Ole Saloi, 74 years old arrived shortly before eleven and we went into the classroom. The students clustered around Mort who showed them his high-definition video camera, then they politely sat down. They were seated at long rough wooden bench-desks, three to a desk. We had about twenty students aged from 6 to 15 and also five adult men. The students were all in identical blue shirts, which appeared to be a school uniform. Our group sat in the front of the room facing them. We sat on wooden chairs with red plush covered seats. Bob introduced our team and briefly summarized the scope of the project.

Ole Saloi was tall and scrawny, with frizzled gray hair. He was dressed only in an old blanket, tied at one corner with string. That he did not wear an undergarment was obvious, as occasionally the blanket would droop. The modern microphone seemed out of place in the hand of this venerable personage.

Instead of telling stories, he lectured the students about the old ways.
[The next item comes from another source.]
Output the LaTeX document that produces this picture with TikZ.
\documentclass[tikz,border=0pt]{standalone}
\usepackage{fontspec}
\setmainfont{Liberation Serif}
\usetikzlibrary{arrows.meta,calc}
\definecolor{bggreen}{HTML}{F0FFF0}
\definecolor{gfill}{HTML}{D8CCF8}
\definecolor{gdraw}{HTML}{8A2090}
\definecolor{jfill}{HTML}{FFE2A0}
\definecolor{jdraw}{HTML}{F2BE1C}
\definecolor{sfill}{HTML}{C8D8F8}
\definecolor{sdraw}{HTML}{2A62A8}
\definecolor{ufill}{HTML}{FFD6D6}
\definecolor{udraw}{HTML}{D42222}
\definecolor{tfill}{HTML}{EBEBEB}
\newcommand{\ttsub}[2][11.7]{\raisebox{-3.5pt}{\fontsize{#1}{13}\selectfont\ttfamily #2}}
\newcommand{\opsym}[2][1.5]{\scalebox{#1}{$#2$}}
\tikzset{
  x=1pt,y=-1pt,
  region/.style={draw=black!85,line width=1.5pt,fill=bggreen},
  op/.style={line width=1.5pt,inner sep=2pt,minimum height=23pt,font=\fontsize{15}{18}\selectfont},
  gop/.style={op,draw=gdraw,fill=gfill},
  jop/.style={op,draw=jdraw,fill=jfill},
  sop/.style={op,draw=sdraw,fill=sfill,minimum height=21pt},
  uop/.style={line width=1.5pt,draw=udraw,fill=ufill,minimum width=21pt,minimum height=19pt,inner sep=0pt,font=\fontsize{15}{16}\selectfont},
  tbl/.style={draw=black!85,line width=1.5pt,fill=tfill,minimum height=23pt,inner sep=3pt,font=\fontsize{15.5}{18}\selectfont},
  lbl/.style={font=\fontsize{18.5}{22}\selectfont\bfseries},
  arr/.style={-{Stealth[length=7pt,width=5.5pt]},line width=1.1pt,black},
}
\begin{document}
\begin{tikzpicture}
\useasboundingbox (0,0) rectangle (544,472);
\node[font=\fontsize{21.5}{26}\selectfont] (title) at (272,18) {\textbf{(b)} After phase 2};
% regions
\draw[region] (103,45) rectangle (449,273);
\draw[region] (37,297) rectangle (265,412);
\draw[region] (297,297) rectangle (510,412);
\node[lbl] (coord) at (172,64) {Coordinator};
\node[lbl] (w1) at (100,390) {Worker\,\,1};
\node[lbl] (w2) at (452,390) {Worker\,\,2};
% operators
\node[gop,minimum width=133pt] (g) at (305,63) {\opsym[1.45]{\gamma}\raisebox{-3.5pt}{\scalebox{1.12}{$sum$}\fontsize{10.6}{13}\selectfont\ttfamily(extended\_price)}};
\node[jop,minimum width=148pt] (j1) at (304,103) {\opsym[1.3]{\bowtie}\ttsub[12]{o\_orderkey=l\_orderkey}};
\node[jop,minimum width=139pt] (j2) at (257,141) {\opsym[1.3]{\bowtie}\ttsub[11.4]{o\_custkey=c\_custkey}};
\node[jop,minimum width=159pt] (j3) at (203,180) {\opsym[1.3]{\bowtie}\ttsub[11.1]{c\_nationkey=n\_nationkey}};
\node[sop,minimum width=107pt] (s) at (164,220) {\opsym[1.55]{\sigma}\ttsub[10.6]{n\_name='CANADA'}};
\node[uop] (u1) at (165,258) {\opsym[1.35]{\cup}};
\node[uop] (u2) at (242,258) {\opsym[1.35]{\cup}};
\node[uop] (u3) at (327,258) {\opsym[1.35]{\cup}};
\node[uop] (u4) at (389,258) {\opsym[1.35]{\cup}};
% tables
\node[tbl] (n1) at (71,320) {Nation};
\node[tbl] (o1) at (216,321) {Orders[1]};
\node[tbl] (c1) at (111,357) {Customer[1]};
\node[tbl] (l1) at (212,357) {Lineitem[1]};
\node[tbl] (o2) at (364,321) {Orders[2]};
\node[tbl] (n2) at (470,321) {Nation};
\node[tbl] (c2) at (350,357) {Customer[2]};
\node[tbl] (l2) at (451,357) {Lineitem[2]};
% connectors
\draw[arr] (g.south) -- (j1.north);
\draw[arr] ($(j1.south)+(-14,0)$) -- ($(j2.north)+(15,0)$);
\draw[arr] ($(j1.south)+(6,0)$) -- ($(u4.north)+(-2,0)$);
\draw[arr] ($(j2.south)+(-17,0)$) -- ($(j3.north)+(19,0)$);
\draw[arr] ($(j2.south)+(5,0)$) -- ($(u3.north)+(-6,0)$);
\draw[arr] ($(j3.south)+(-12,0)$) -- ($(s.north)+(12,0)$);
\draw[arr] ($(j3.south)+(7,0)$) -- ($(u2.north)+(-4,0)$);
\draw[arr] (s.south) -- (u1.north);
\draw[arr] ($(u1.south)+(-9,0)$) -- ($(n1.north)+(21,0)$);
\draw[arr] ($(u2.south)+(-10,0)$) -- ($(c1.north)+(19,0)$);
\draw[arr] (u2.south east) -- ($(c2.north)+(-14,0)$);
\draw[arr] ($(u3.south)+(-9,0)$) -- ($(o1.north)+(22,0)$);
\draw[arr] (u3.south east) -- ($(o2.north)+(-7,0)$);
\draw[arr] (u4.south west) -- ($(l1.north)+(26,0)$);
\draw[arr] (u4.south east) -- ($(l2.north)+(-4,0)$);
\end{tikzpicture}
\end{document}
For example ---"there are some people coming to take the land away illegally; it is really a bad idea (land redistribution). Let us be one and remember one another so we can see what will happen in the future. The Whites are still coming to take (our) land." Each time he mentioned the "whites" he would poke his finger and scowl at Bob. He was angry. The school uniforms may have well reminded him that these children were learning a new way. He felt that "the children studying here were not really doing something important.

They should not forget the Maa language and live without the cattle, for you cannot get food or drink without them." Ole Saloi is clearly being dragged into the 21st century and is most unhappy about it. He was asked about female circumcision. "Girls can go to school, but they have to be circumcised even if it is forbidden by law." The thrust of his remarks was that the old ways were superior and should prevail. Most of the students and all of the young men in the audience were attentive and seemed interested. Some though, sleepily buried their heads in their hands or gazed out the window.

The talk was clearly an unexpected glitch. We had expected stories, not a polemic. But for us this could be a valuable lesson. Perhaps Maasai elders are not the storytellers. Mothers and grandmothers though, in virtually all cultures are. We will try to get a grandmother for our next session.


Questions to students in the United States:

What do you eat before you go to school?

What is the time difference compared to African time?

How do you dress when you go to school?

What are your accommodation like? What sort of beds?

How many subjects do you do at school? Elementary school? How many grades do you have at the elementary school (classes)?

When do you close your schools?

What time do you leav e school to go home?

Are you ever beaten at school by teachers? Disciplined?

What are your schools like? Are they built of mud, bricks or wood?

Are you taught first-aid at school?

Do you go to look after cattle?

Do you have any cows and goats?

How many are you at school?

What is the name of your school?

How many teachers do you have per class?

Do they cook for you at school or do you have to rush home, have food and get back to school?